Gwala: A London-listed diamond miner is developing a diamond beneficiation factory in neighbouring Lesotho.
Creamer: We talk this word beneficiation and it is on the lips of many people in government in South Africa and want to promote it, but, of course, it can only be done if there is a business case.
We see now with Gem Diamonds, the London-listed mining company with the highest diamond mine in the world in the Maluti Mountains, in Lesotho. It is the highest diamond mine and they also get the highest prices because they get fantastic diamonds there. At one stage it used to belong to De Beers.
The Letseng mine is now 70% owned by the London-listed Gem Diamonds and 30% by the government of Lesotho.
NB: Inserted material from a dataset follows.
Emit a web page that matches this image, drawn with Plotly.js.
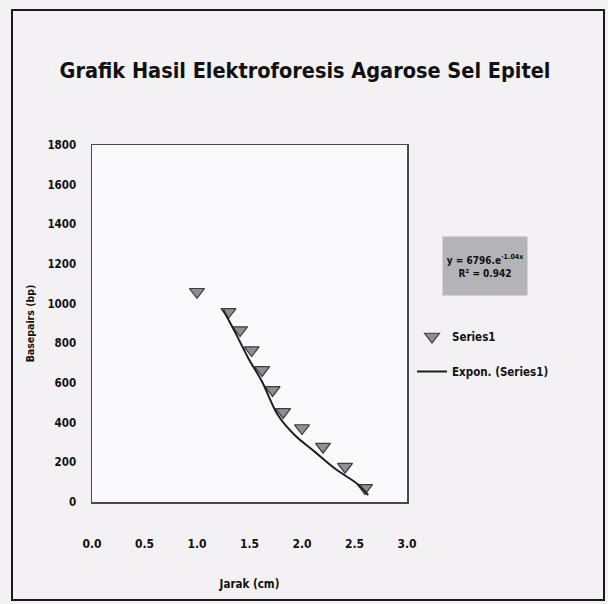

The feeling has been for a long time that they should do more in Lesotho because the value of these diamonds are so high, that if they beneficiate more, the government of Lesotho is also going to benefit as a 30% shareholder.
They are setting up a manufacturing plant. It is a challenge and we’ve seen a few casualties in South Africa who tried to do that, but I think with the source of diamonds coming through in quite large quantities and high value diamonds they should stand a very good chance.
So they are going ahead with it, that is Gem Diamonds, the London-listed company, headed by Clifford Elphick, who also was a South African formerly employed in Anglo American group.